Syntax of Python substring:
string[start:end:step]
start: Starting index of the substring. The substring will include the character of this index. Starting index will be 0 if not specified.
end: End index of the substring. The substring will not include the character of this index. If not specified or the specified value exceeds the length of the original string, the end index will be set to the length of the string.
step: ‘step‘ specifies the difference between the indexes of two consecutive characters included in the substring. If ‘step‘ is specified as 1, all characters within the range of ‘start‘ and ‘end‘ will be included in the substring. If ‘step’ is specified as 2, then the alternate characters will be included. And so on. If not specified, default value is 1.

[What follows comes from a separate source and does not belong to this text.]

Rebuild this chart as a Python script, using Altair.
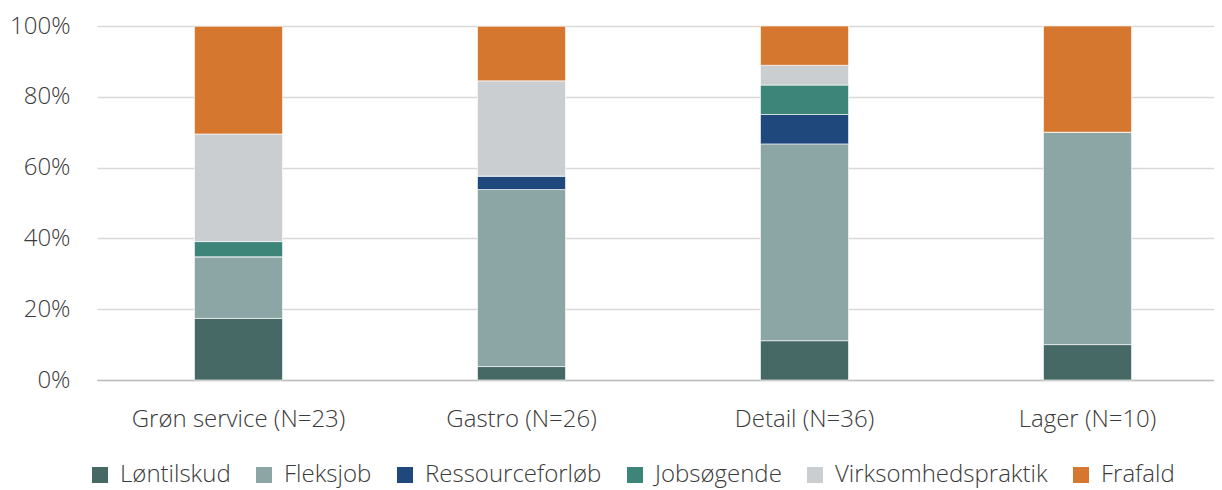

These index values can be both positive and negative. We all familiar with positive indexing. The diagram below shows positive and negative indexing of the characters within a string.
Substring Examples
First 7 characters
str = "qnaplusdotcom"
print(str[:7])
Output:
qnaplus
the statement, str[:7], returns the first 7 characters of the original string str. The start index is not specified here – assumed to be 0. So the statement, str[0:7] will return the same substring.
Substring of length 7 starting from index 3
str = "qnaplusdotcom"
print(str[3:10])
Output:
plusdot
Here the ‘start‘ index is specified as 3 and the ‘end‘ index as 10 (3+7). The substring will have the characters starting from index 3 to 9 (end-1).
All characters except first 3
str = "qnaplusdotcom"
print(str[3:])
Output:
plusdotcom
Here the substring starts from index 3 – leaving first 3 characters with index 0, 1 and 2. As the ‘end‘ index is not specified, it is considered as the length of the string.
Last 3 characters
str = "qnaplusdotcom"
print(str[-3:])
Output:
com
As mentioned earlier, -3 represents the third last character of the original string. So the statement, str[-3:], returns all characters starting from third last character.
All but last 3 characters
str = "qnaplusdotcom"
print(str[:-3])
Output:
qnaplusdot
The statement, str[:-3], returns all characters starting from index 0 to -4 (-3-1).